---------- Material to process ----------
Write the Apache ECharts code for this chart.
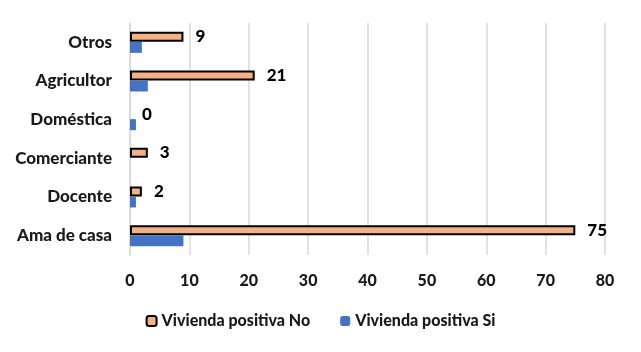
<!DOCTYPE html>
<html>
<head>
<meta charset="utf-8">
<script src="https://cdn.jsdelivr.net/npm/echarts@6/dist/echarts.min.js"></script>
<style>
  html, body { margin: 0; padding: 0; background: #fff; }
  #chart { width: 641px; height: 352px; }
</style>
</head>
<body>
<div id="chart"></div>
<script>
var categories = ['Ama de casa', 'Docente', 'Comerciante', 'Doméstica', 'Agricultor', 'Otros'];
var viviendaNo = [75, 2, 3, 0, 21, 9];
var viviendaSi = [9, 1, 0, 1, 3, 2];
var xTicks = [0, 10, 20, 30, 40, 50, 60, 70, 80];

var font = 'Lato, "Open Sans", sans-serif';
var weight = 900;

// zero-length bars should not show their border
var noData = viviendaNo.map(function (v) {
    return v === 0 ? { value: v, itemStyle: { borderWidth: 0 } } : v;
});

var myChart = echarts.init(document.getElementById('chart'));
var option = {
    animation: false,
    textStyle: { fontFamily: font },
    grid: { left: 130, right: 36, top: 23, bottom: 97 },
    legend: {
        bottom: 18,
        left: 'center',
        itemWidth: 10,
        itemHeight: 10,
        itemGap: 30,
        textStyle: { fontSize: 16, fontWeight: weight, color: '#1a1a1a', fontFamily: font },
        data: ['Vivienda positiva No', 'Vivienda positiva Si']
    },
    xAxis: {
        type: 'value',
        min: xTicks[0],
        max: xTicks[xTicks.length - 1],
        interval: 10,
        axisLine: { show: false },
        axisTick: { show: false },
        axisLabel: { fontSize: 16, fontWeight: weight, color: '#1a1a1a', margin: 18 },
        splitLine: { lineStyle: { color: '#d9d9d9', width: 1.5 } }
    },
    yAxis: {
        type: 'category',
        data: categories,
        axisLine: { lineStyle: { color: '#d9d9d9', width: 1.5 } },
        axisTick: { show: false },
        axisLabel: { fontSize: 17, fontWeight: weight, color: '#1a1a1a', margin: 18 }
    },
    series: [
        {
            name: 'Vivienda positiva No',
            type: 'bar',
            data: noData,
            barWidth: 10,
            barGap: '0%',
            itemStyle: { color: '#F4B183', borderColor: '#000', borderWidth: 2 },
            label: {
                show: true,
                position: 'right',
                distance: 12,
                fontSize: 17,
                fontWeight: weight,
                color: '#000'
            }
        },
        {
            name: 'Vivienda positiva Si',
            type: 'bar',
            data: viviendaSi,
            barWidth: 11,
            barGap: '0%',
            itemStyle: { color: '#4472C4' }
        }
    ]
};
myChart.setOption(option);
</script>
</body>
</html>
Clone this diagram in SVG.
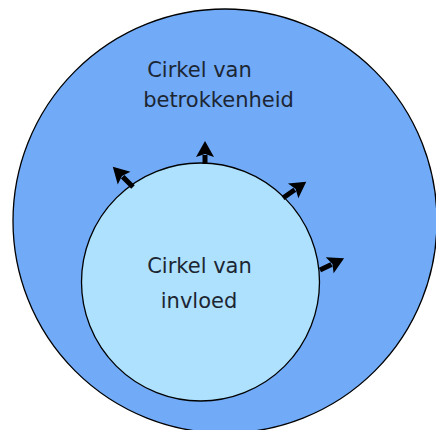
<svg xmlns="http://www.w3.org/2000/svg" width="436" height="430" viewBox="0 0 436 430">
  <style>
    .circ { stroke: #000; stroke-width: 1.3; }
    .lbl { font-family: "DejaVu Sans", "Liberation Sans", sans-serif; font-size: 21px; fill: #1c2633; text-anchor: middle; }
    .arr { stroke: #000; stroke-width: 5; fill: none; marker-end: url(#head); }
  </style>
  <defs>
    <marker id="head" markerUnits="userSpaceOnUse" markerWidth="20" markerHeight="20" refX="2" refY="9" orient="auto" overflow="visible">
      <path d="M0,0 L16,9 L0,18 L3,9 Z" fill="#000"/>
    </marker>
  </defs>
  <rect width="436" height="430" fill="#ffffff"/>
  <g id="outer">
    <circle class="circ" cx="225" cy="221" r="212" fill="#71aaf7"/>
    <text class="lbl" x="199.5" y="77">Cirkel van</text>
    <text class="lbl" x="218.5" y="107">betrokkenheid</text>
  </g>
  <g id="inner">
    <circle class="circ" cx="200.5" cy="282" r="119" fill="#aee1fd"/>
    <text class="lbl" x="199.5" y="273">Cirkel van</text>
    <text class="lbl" x="199" y="308">invloed</text>
  </g>
  <g id="connectors">
    <line class="arr" x1="133" y1="187" x2="122.7" y2="176.7"/>
    <line class="arr" x1="205" y1="164" x2="205" y2="155"/>
    <line class="arr" x1="283" y1="198" x2="294.8" y2="189.7"/>
    <line class="arr" x1="320" y1="270" x2="331.5" y2="264.4"/>
  </g>
</svg>
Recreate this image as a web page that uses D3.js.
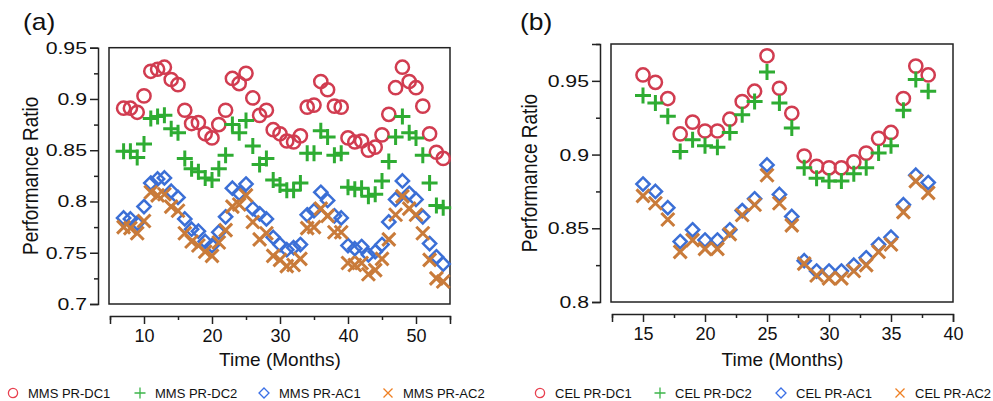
<!DOCTYPE html>
<html>
<head>
<meta charset="utf-8">
<script src="https://cdn.jsdelivr.net/npm/d3@7"></script>
<style>
  body { margin: 0; background: #fff; }
  svg { display: block; font-family: "Liberation Sans", Arial, sans-serif; }
</style>
</head>
<body>
<svg id="chart" width="993" height="401"></svg>
<script>
// panel (a) - MMS
const monthsA = [7, 8, 9, 10, 11, 12, 13, 14, 15, 16, 17, 18, 19, 20, 21, 22, 23, 24, 25, 26, 27, 28, 29, 30,
  31, 32, 33, 34, 35, 36, 37, 38, 39, 40, 41, 42, 43, 44, 45, 46, 47, 48, 49, 50, 51, 52, 53, 54];
const mmsDC1 = [0.891, 0.891, 0.887, 0.903, 0.927, 0.929, 0.931, 0.919, 0.914, 0.889, 0.876, 0.877, 0.866, 0.862,
  0.875, 0.889, 0.920, 0.915, 0.925, 0.901, 0.884, 0.889, 0.870, 0.866, 0.859, 0.858, 0.864, 0.892, 0.894, 0.917,
  0.909, 0.893, 0.892, 0.862, 0.858, 0.859, 0.850, 0.853, 0.865, 0.885, 0.911, 0.931, 0.917, 0.911, 0.893, 0.866,
  0.848, 0.842];
const mmsDC2 = [0.849, 0.849, 0.843, 0.856, 0.881, 0.883, 0.884, 0.871, 0.867, 0.842, 0.832, 0.829, 0.823, 0.821,
  0.832, 0.845, 0.875, 0.867, 0.879, 0.854, 0.836, 0.842, 0.821, 0.816, 0.811, 0.811, 0.818, 0.847, 0.847, 0.869,
  0.863, 0.845, 0.847, 0.814, 0.812, 0.813, 0.805, 0.807, 0.820, 0.839, 0.863, 0.883, 0.867, 0.862, 0.845, 0.818,
  0.796, 0.794];
const mmsAC1 = [0.784, 0.783, 0.779, 0.795, 0.818, 0.822, 0.823, 0.810, 0.804, 0.783, 0.773, 0.771, 0.761, 0.757,
  0.770, 0.785, 0.813, 0.808, 0.817, 0.793, 0.788, 0.783, 0.765, 0.758, 0.753, 0.755, 0.758, 0.787, 0.791, 0.809,
  0.801, 0.786, 0.784, 0.757, 0.754, 0.756, 0.748, 0.751, 0.758, 0.780, 0.802, 0.820, 0.808, 0.802, 0.785, 0.759,
  0.746, 0.739];
const mmsAC2 = [0.775, 0.774, 0.769, 0.781, 0.809, 0.806, 0.807, 0.795, 0.791, 0.769, 0.761, 0.757, 0.751, 0.747,
  0.760, 0.772, 0.795, 0.797, 0.806, 0.780, 0.763, 0.769, 0.747, 0.743, 0.737, 0.738, 0.744, 0.774, 0.775, 0.793,
  0.786, 0.770, 0.770, 0.740, 0.738, 0.740, 0.729, 0.733, 0.744, 0.763, 0.787, 0.805, 0.793, 0.787, 0.769, 0.743,
  0.725, 0.722];

// panel (b) - CEL
const monthsB = [15, 16, 17, 18, 19, 20, 21, 22, 23, 24, 25, 26, 27, 28, 29, 30, 31, 32, 33, 34, 35, 36, 37, 38];
const celDC1 = [0.954, 0.949, 0.938, 0.914, 0.922, 0.916, 0.916, 0.924, 0.936, 0.943, 0.967, 0.945, 0.928, 0.899,
  0.892, 0.891, 0.891, 0.895, 0.901, 0.911, 0.915, 0.938, 0.960, 0.954];
const celDC2 = [0.940, 0.935, 0.926, 0.902, 0.910, 0.906, 0.905, 0.915, 0.927, 0.936, 0.956, 0.935, 0.918, 0.891,
  0.884, 0.882, 0.882, 0.887, 0.891, 0.901, 0.906, 0.930, 0.951, 0.943];
const celAC1 = [0.880, 0.875, 0.864, 0.841, 0.849, 0.842, 0.842, 0.849, 0.862, 0.870, 0.893, 0.873, 0.858, 0.828,
  0.821, 0.821, 0.821, 0.825, 0.830, 0.839, 0.844, 0.866, 0.886, 0.881];
const celAC2 = [0.872, 0.867, 0.856, 0.834, 0.842, 0.836, 0.836, 0.846, 0.859, 0.866, 0.886, 0.867, 0.852, 0.826,
  0.818, 0.816, 0.816, 0.821, 0.825, 0.834, 0.839, 0.861, 0.882, 0.874];

const xTicksA = [5, 10, 15, 20, 25, 30, 35, 40, 45, 50, 55];
const xLabelsA = [10, 20, 30, 40, 50];
const yTicksA = [0.7, 0.725, 0.75, 0.775, 0.8, 0.825, 0.85, 0.875, 0.9, 0.925, 0.95];
const yLabelsA = [0.7, 0.75, 0.8, 0.85, 0.9, 0.95];
const xTicksB = [12.5, 15, 17.5, 20, 22.5, 25, 27.5, 30, 32.5, 35, 37.5, 40];
const xLabelsB = [15, 20, 25, 30, 35, 40];
const yTicksB = [0.8, 0.825, 0.85, 0.875, 0.9, 0.925, 0.95, 0.975];
const yLabelsB = [0.8, 0.85, 0.9, 0.95];

const markColors = { circle: "#d13c50", plus: "#2eac32", diamond: "#3b6fd6", times: "#c97b3a" };
const legendColors = { circle: "#e8404f", plus: "#3cb54a", diamond: "#3a6fe6", times: "#ef7f22" };

const svg = d3.select("#chart");
const ink = "#222";
const stretch = 1.25; // the original text is drawn a little wide

function markerPath(type, s) {
  if (type === "plus") return `M${-s},0H${s}M0,${-s}V${s}`;
  if (type === "times") return `M${-s},${-s}L${s},${s}M${-s},${s}L${s},${-s}`;
  if (type === "diamond") return `M0,${-s}L${s},0L0,${s}L${-s},0Z`;
  return null;
}

function drawPanel(cfg) {
  const g = svg.append("g");
  const x = d3.scaleLinear().domain(cfg.xDomain).range(cfg.xRange);
  const y = d3.scaleLinear().domain(cfg.yDomain).range(cfg.yRange);
  const isYLabel = d => cfg.yLabels.some(v => Math.abs(v - d) < 1e-9);

  // frame
  g.append("rect")
    .attr("x", x(cfg.xDomain[0]) - 1)
    .attr("y", y(cfg.yDomain[1]))
    .attr("width", x(cfg.xDomain[1]) - x(cfg.xDomain[0]) + 1)
    .attr("height", y(cfg.yDomain[0]) - y(cfg.yDomain[1]))
    .attr("fill", "none")
    .attr("stroke", ink)
    .attr("stroke-width", 1.5);

  // detached y axis
  const yAxis = g.append("g")
    .attr("transform", `translate(${cfg.yAxisX},0)`)
    .call(d3.axisLeft(y).tickValues(cfg.yTicks).tickSizeOuter(0).tickSize(8).tickPadding(3)
      .tickFormat(d => isYLabel(d) ? String(+d.toFixed(3)) : ""));
  yAxis.selectAll(".tick line")
    .attr("x2", d => isYLabel(d) ? -8 : -4)
    .attr("stroke", ink).attr("stroke-width", 1.5);
  yAxis.select(".domain").attr("stroke", ink).attr("stroke-width", 1.5);
  yAxis.selectAll("text")
    .attr("x", 0)
    .attr("transform", `translate(-11,0) scale(${stretch},1)`)
    .attr("font-size", 17).attr("fill", "#111")
    .attr("font-family", "Liberation Sans, Arial, sans-serif");

  // detached x axis
  const xAxis = g.append("g")
    .attr("transform", `translate(0,${cfg.xAxisY})`)
    .call(d3.axisBottom(x).tickValues(cfg.xTicks).tickSizeOuter(0).tickSize(8)
      .tickFormat(d => cfg.xLabels.includes(d) ? String(d) : ""));
  xAxis.selectAll(".tick line")
    .attr("y2", d => cfg.xLabels.includes(d) ? 8 : 4)
    .attr("stroke", ink).attr("stroke-width", 1.5);
  xAxis.select(".domain").attr("stroke", ink).attr("stroke-width", 1.5);
  xAxis.selectAll("text").attr("font-size", 18).attr("fill", "#111").attr("y", 13)
    .attr("font-family", "Liberation Sans, Arial, sans-serif");

  // titles
  g.append("text")
    .attr("transform", `translate(${cfg.yTitleX},${(cfg.yRange[0] + cfg.yRange[1]) / 2}) scale(1.15,1) rotate(-90)`)
    .attr("text-anchor", "middle")
    .attr("font-size", 19)
    .attr("fill", "#111")
    .text("Performance Ratio");
  g.append("text")
    .attr("x", (cfg.xRange[0] + cfg.xRange[1]) / 2)
    .attr("y", 366)
    .attr("text-anchor", "middle")
    .attr("font-size", 19)
    .attr("fill", "#111")
    .text("Time (Months)");
  g.append("text")
    .attr("transform", `translate(${cfg.tagX},30) scale(1.15,1)`)
    .attr("font-size", 23)
    .attr("fill", "#111")
    .text(cfg.tag);

  // markers, in legend order
  const series = [
    { type: "circle", values: cfg.series[0] },
    { type: "plus", values: cfg.series[1] },
    { type: "diamond", values: cfg.series[2] },
    { type: "times", values: cfg.series[3] },
  ];
  series.forEach(s => {
    const pts = cfg.months.map((m, i) => ({ m, v: s.values[i] }));
    const layer = g.append("g");
    if (s.type === "circle") {
      layer.selectAll("circle").data(pts).enter().append("circle")
        .attr("cx", d => x(d.m))
        .attr("cy", d => y(d.v))
        .attr("r", 6.6)
        .attr("fill", "none")
        .attr("stroke", markColors.circle)
        .attr("stroke-width", 2.5);
    } else {
      const size = s.type === "plus" ? 8 : s.type === "times" ? 6.5 : 6.6;
      layer.selectAll("path").data(pts).enter().append("path")
        .attr("transform", d => `translate(${x(d.m)},${y(d.v)})`)
        .attr("d", markerPath(s.type, size))
        .attr("fill", "none")
        .attr("stroke", markColors[s.type])
        .attr("stroke-width", s.type === "diamond" ? 2.5 : 3);
    }
  });

  // legend row
  const leg = g.append("g").attr("transform", "translate(0,393)");
  cfg.legend.forEach((item, i) => {
    const lx = cfg.legendX[i];
    if (item.type === "circle") {
      leg.append("circle").attr("cx", lx).attr("cy", 0).attr("r", 4.6)
        .attr("fill", "none").attr("stroke", legendColors.circle).attr("stroke-width", 1.3);
    } else {
      leg.append("path")
        .attr("transform", `translate(${lx},0)`)
        .attr("d", markerPath(item.type, item.type === "diamond" ? 5 : item.type === "plus" ? 5.5 : 4.5))
        .attr("fill", "none")
        .attr("stroke", legendColors[item.type])
        .attr("stroke-width", 1.3);
    }
    leg.append("text")
      .attr("x", lx + 15)
      .attr("y", 4.6)
      .attr("font-size", 13)
      .attr("fill", "#111")
      .text(item.label);
  });
}

drawPanel({
  tag: "(a)", tagX: 23,
  xDomain: [5, 55], xRange: [110, 450],
  yDomain: [0.7, 0.95], yRange: [304, 47.7],
  yAxisX: 98, xAxisY: 316, yTitleX: 38,
  xTicks: xTicksA, xLabels: xLabelsA, yTicks: yTicksA, yLabels: yLabelsA,
  months: monthsA, series: [mmsDC1, mmsDC2, mmsAC1, mmsAC2],
  legendX: [13, 140, 264, 388],
  legend: [
    { type: "circle", label: "MMS PR-DC1" },
    { type: "plus", label: "MMS PR-DC2" },
    { type: "diamond", label: "MMS PR-AC1" },
    { type: "times", label: "MMS PR-AC2" },
  ],
});

drawPanel({
  tag: "(b)", tagX: 520,
  xDomain: [12.5, 40], xRange: [612, 953],
  yDomain: [0.8, 0.975], yRange: [302, 44],
  yAxisX: 600, xAxisY: 314, yTitleX: 537,
  xTicks: xTicksB, xLabels: xLabelsB, yTicks: yTicksB, yLabels: yLabelsB,
  months: monthsB, series: [celDC1, celDC2, celAC1, celAC2],
  legendX: [540, 660, 781, 900],
  legend: [
    { type: "circle", label: "CEL PR-DC1" },
    { type: "plus", label: "CEL PR-DC2" },
    { type: "diamond", label: "CEL PR-AC1" },
    { type: "times", label: "CEL PR-AC2" },
  ],
});
</script>
</body>
</html>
----------
[Given instruction] Transcribe the opening line of the listing above, please, and every line after it through the line with "var weight = 900;", word for word, without pictures.

[Response]
Write the Apache ECharts code for this chart.
<!DOCTYPE html>
<html>
<head>
<meta charset="utf-8">
<script src="https://cdn.jsdelivr.net/npm/echarts@6/dist/echarts.min.js"></script>
<style>
  html, body { margin: 0; padding: 0; background: #fff; }
  #chart { width: 641px; height: 352px; }
</style>
</head>
<body>
<div id="chart"></div>
<script>
var categories = ['Ama de casa', 'Docente', 'Comerciante', 'Doméstica', 'Agricultor', 'Otros'];
var viviendaNo = [75, 2, 3, 0, 21, 9];
var viviendaSi = [9, 1, 0, 1, 3, 2];
var xTicks = [0, 10, 20, 30, 40, 50, 60, 70, 80];

var font = 'Lato, "Open Sans", sans-serif';
var weight = 900;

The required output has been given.